Alarms have been raised after the newly appointed regional head of the Environmental Protection Agency seemed to walk back long-held pollution reduction goals last week.
Now, Anne Arundel County, Maryland, Executive Steuart Pittman is speaking out, asking for the EPA’s backing, and recommitting his county to the cleanup efforts in the Chesapeake Bay, the nation’s largest estuary.
“We really would like to have the EPA on board and putting the pressure to actually finish the job we started,” Pittman said.

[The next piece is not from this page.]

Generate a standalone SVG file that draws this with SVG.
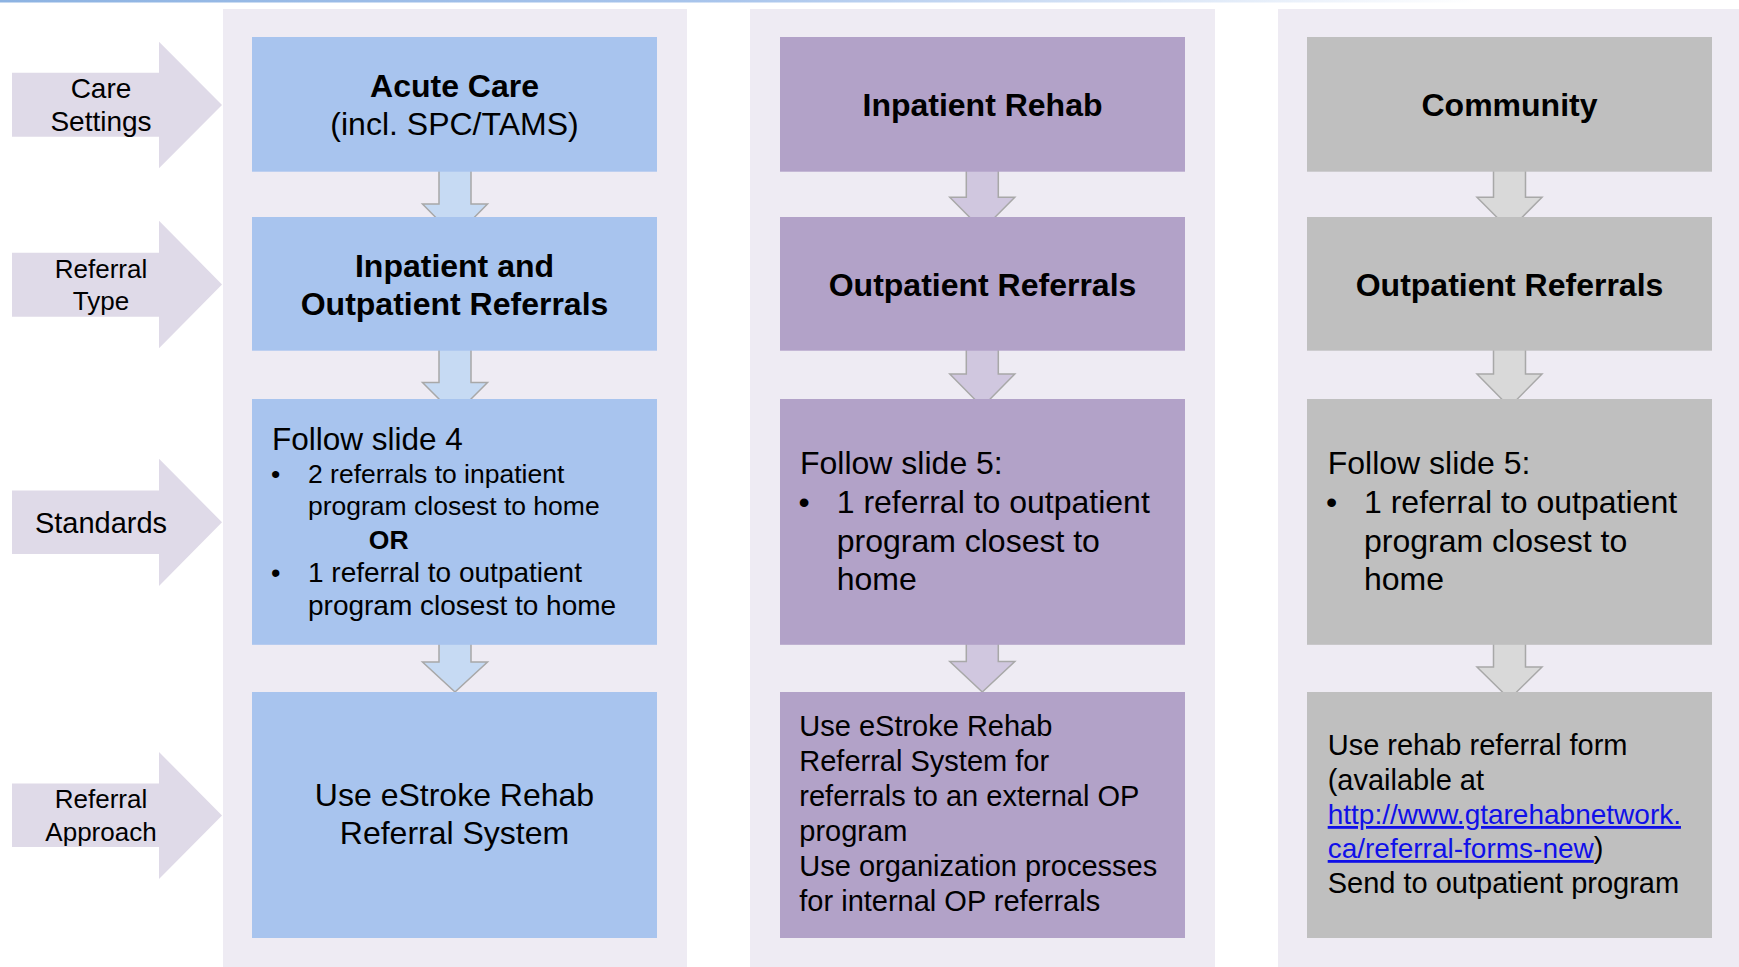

With most states and the District working to meet the goals set forth in 2010, it came as a surprise when, at a meeting on Friday, the head of the EPA’s Chesapeake Bay Program, Dana Aunkst, said those goals were only “an aspiration” and not enforceable.
Pittman told WTOP that “everybody’s jaw dropped” at those words.
He says Anne Arundel is committed to reducing bay pollution but worries that the EPA’s comments could be used by some — like Pennsylvania — to shrink away from their commitments.
“The water comes from Pennsylvania down into the Bay,” Pittman said. “It’s frustrating when the other states don’t step up.”
“Without that pressure coming from the federal government, there’s less likelihood that people will invest the money that it takes and do the work.”
Pittman says the “political will” in some jurisdictions is stronger than others. But Anne Arundel County will continue its commitment, investing $270 million over the next three years in programs that reduce pollution.
Nearly 10 years ago, the EPA adopted a series of milestones that would help the Chesapeake Bay and the region’s streams, creeks and rivers reach a certain level of cleanliness by 2025.
This plan, established in late 2010, was called the Chesapeake Bay Total Maximum Daily Load (TMDL), that the EPA called a “pollution diet” in a fact sheet published at that time.
The EPA’s plan set forth a number of milestones that Delaware, Maryland, New York, Pennsylvania, Virginia, West Virginia and D.C. would have to hit that would put the region on a path to reaching the pollution reduction measures by 2025.
WTOP’s Dick Uliano and Dan Friedell contributed to this report.